### Short problem
Locate the string "chart" in the records below. Copy every line where it occurs.

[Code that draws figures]
┌──
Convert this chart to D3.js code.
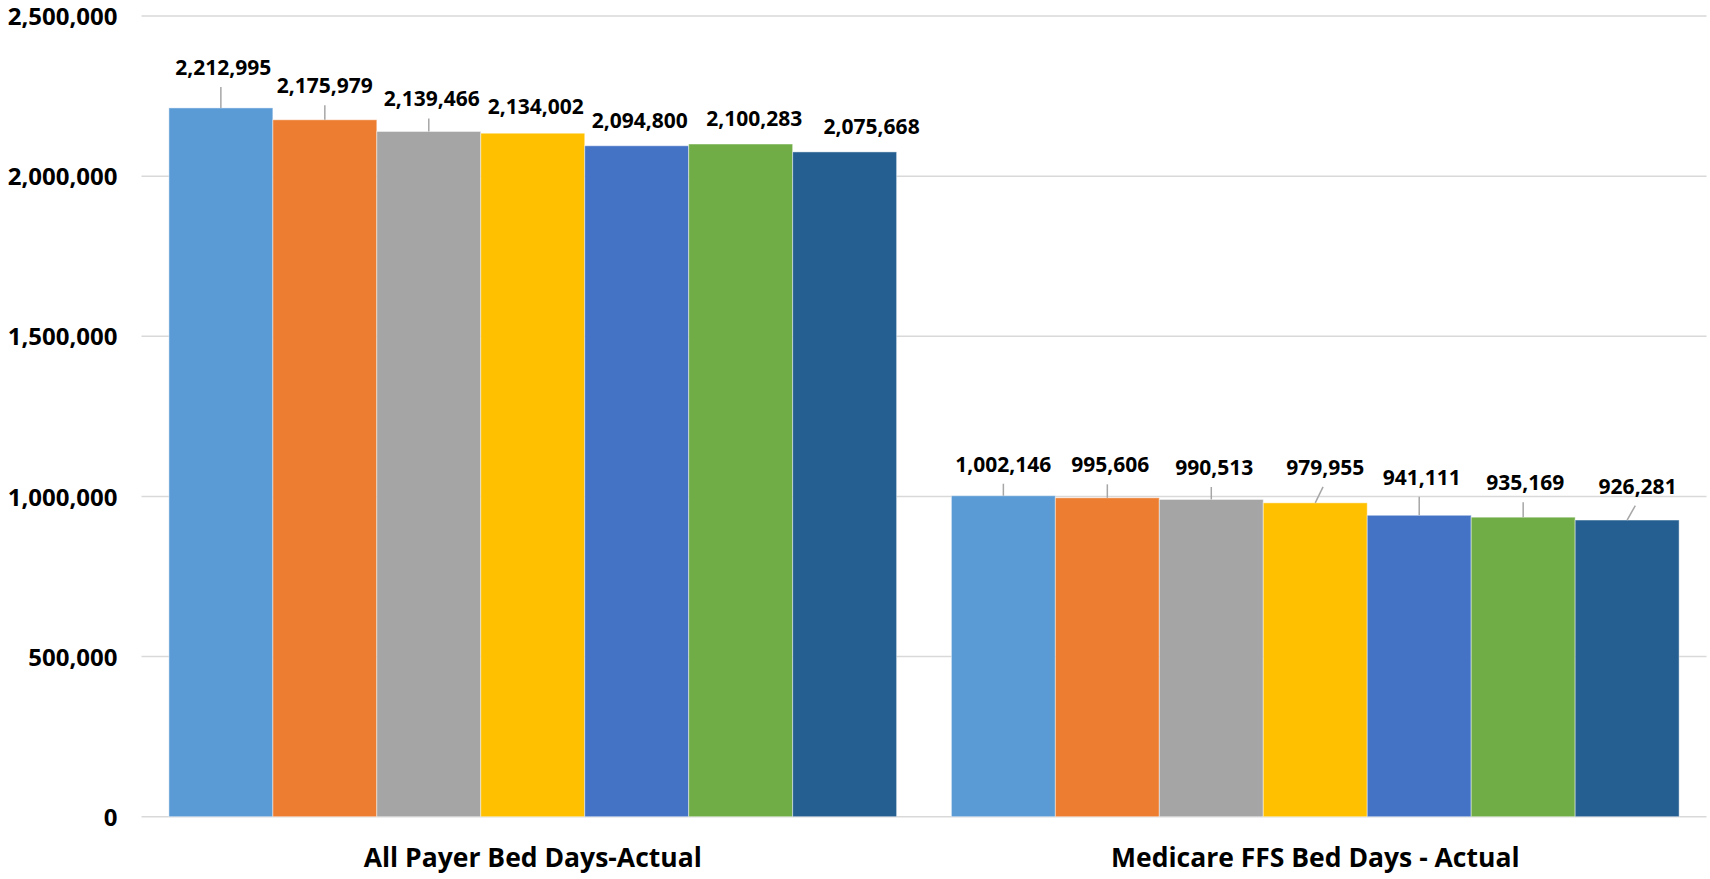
<!DOCTYPE html>
<html>
<head>
<meta charset="utf-8">
<script src="https://cdn.jsdelivr.net/npm/d3@7"></script>
<style>
  html, body { margin: 0; padding: 0; background: #ffffff; }
  svg { display: block; }
  text { font-family: "Open Sans", sans-serif; font-weight: 700; fill: #000; }
</style>
</head>
<body>
<svg id="chart" width="1710" height="879"></svg>
<script>
// ---- data ----
const categories = ["All Payer Bed Days-Actual", "Medicare FFS Bed Days - Actual"];
const seriesNames = ["Series 1", "Series 2", "Series 3", "Series 4", "Series 5", "Series 6", "Series 7"];
const allPayerValues = [2212995, 2175979, 2139466, 2134002, 2094800, 2100283, 2075668];
const medicareValues = [1002146, 995606, 990513, 979955, 941111, 935169, 926281];
const yTicks = [0, 500000, 1000000, 1500000, 2000000, 2500000];

// ---- layout / style (not data) ----
const seriesColors = ["#5B9BD5", "#ED7D31", "#A5A5A5", "#FFC000", "#4472C4", "#70AD47", "#255E91"];
// manual label nudges (px) as in the original chart: horizontal shift and gap above bar
const labelDx = [[2.5, 0, 3, 3, 3, 13.5, 27], [0, 3, 3, 10, 2.5, 2, 10.5]];
const labelGap = [[33, 26.5, 25, 19, 17.5, 18, 18], [24, 25.5, 24.5, 28, 30.5, 27, 26.5]];

const seriesByCategory = [allPayerValues, medicareValues];

const svg = d3.select("#chart");
const plot = { left: 141.5, right: 1706.5, top: 16, bottom: 816.7 };

const x0 = d3.scaleBand()
  .domain(categories)
  .range([plot.left, plot.right])
  .paddingInner(0.07)
  .paddingOuter(0.035);

const x1 = d3.scaleBand()
  .domain(seriesNames)
  .range([0, x0.bandwidth()])
  .padding(0);

const y = d3.scaleLinear()
  .domain([0, 2500000])
  .range([plot.bottom, plot.top]);

// gridlines
svg.append("g")
  .selectAll("line")
  .data(yTicks)
  .join("line")
  .attr("x1", plot.left)
  .attr("x2", plot.right)
  .attr("y1", d => y(d))
  .attr("y2", d => y(d))
  .attr("stroke", "#D9D9D9")
  .attr("stroke-width", 1.5);

// y axis labels
const yAxis = d3.axisLeft(y)
  .tickValues(yTicks)
  .tickSize(0)
  .tickPadding(0)
  .tickFormat(d3.format(","));
const yg = svg.append("g")
  .attr("transform", `translate(${plot.left - 24},0)`)
  .call(yAxis);
yg.select(".domain").remove();
yg.selectAll("text")
  .attr("font-family", "Open Sans, sans-serif")
  .attr("font-weight", 700)
  .attr("font-size", 24)
  .attr("fill", "#000")
  .attr("dy", "0.36em");

// bars
const groups = svg.append("g")
  .selectAll("g")
  .data(categories.map((c, i) => ({ cat: c, ci: i, vals: seriesByCategory[i] })))
  .join("g")
  .attr("transform", d => `translate(${x0(d.cat)},0)`);

groups.selectAll("rect")
  .data(d => d.vals.map((v, si) => ({ v, si, ci: d.ci })))
  .join("rect")
  .attr("x", d => x1(seriesNames[d.si]))
  .attr("width", x1.bandwidth())
  .attr("y", d => y(d.v))
  .attr("height", d => y(0) - y(d.v))
  .attr("fill", d => seriesColors[d.si])
  .attr("stroke", "#ffffff")
  .attr("stroke-opacity", 0.45)
  .attr("stroke-width", 1);

// leader lines
groups.selectAll("line.leader")
  .data(d => d.vals.map((v, si) => ({ v, si, ci: d.ci })).filter(d => labelGap[d.ci][d.si] > 22))
  .join("line")
  .attr("class", "leader")
  .attr("x1", d => x1(seriesNames[d.si]) + x1.bandwidth() / 2 + (Math.abs(labelDx[d.ci][d.si]) > 5 ? labelDx[d.ci][d.si] * 0.78 : 0))
  .attr("y1", d => y(d.v) - labelGap[d.ci][d.si] + 12)
  .attr("x2", d => x1(seriesNames[d.si]) + x1.bandwidth() / 2)
  .attr("y2", d => y(d.v))
  .attr("stroke", "#A6A6A6")
  .attr("stroke-width", 1.5);

// data labels
groups.selectAll("text.lbl")
  .data(d => d.vals.map((v, si) => ({ v, si, ci: d.ci })))
  .join("text")
  .attr("class", "lbl")
  .attr("x", d => x1(seriesNames[d.si]) + x1.bandwidth() / 2 + labelDx[d.ci][d.si])
  .attr("y", d => y(d.v) - labelGap[d.ci][d.si])
  .attr("text-anchor", "middle")
  .attr("font-size", 21)
  .text(d => d3.format(",")(d.v));

// x axis category labels
const xAxis = d3.axisBottom(x0).tickSize(0).tickPadding(0);
const xg = svg.append("g")
  .attr("transform", `translate(0,${plot.bottom})`)
  .call(xAxis);
xg.select(".domain").remove();
xg.selectAll("text")
  .attr("font-family", "Open Sans, sans-serif")
  .attr("font-weight", 700)
  .attr("font-size", 26.5)
  .attr("fill", "#000")
  .attr("dy", 0)
  .attr("y", 50);
</script>
</body>
</html>
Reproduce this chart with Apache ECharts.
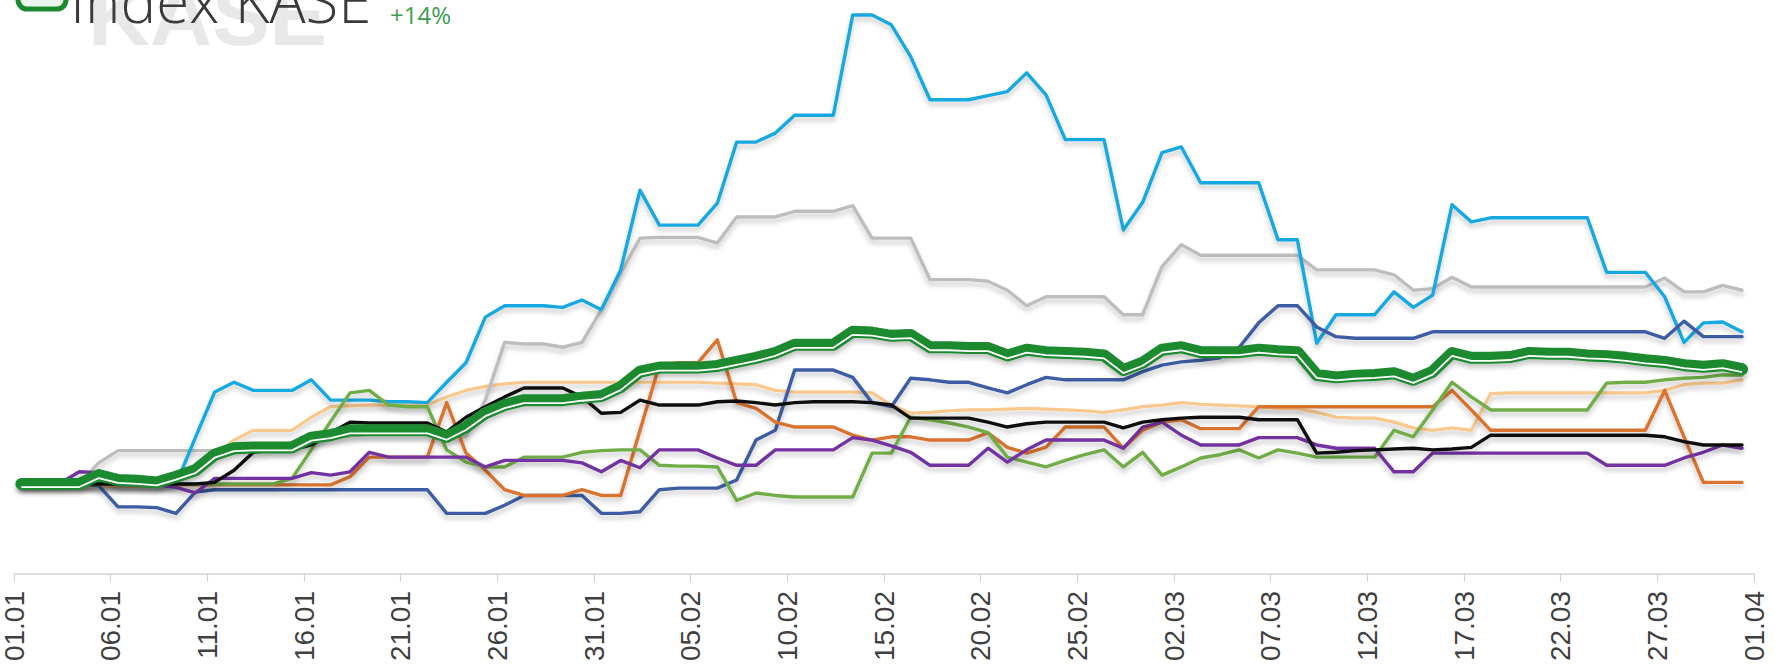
└──
### Task answer
Convert this chart to D3.js code.
<svg id="chart" width="1710" height="879"></svg>
// manual label nudges (px) as in the original chart: horizontal shift and gap above bar
const svg = d3.select("#chart");
Reproduce this chart with Apache ECharts.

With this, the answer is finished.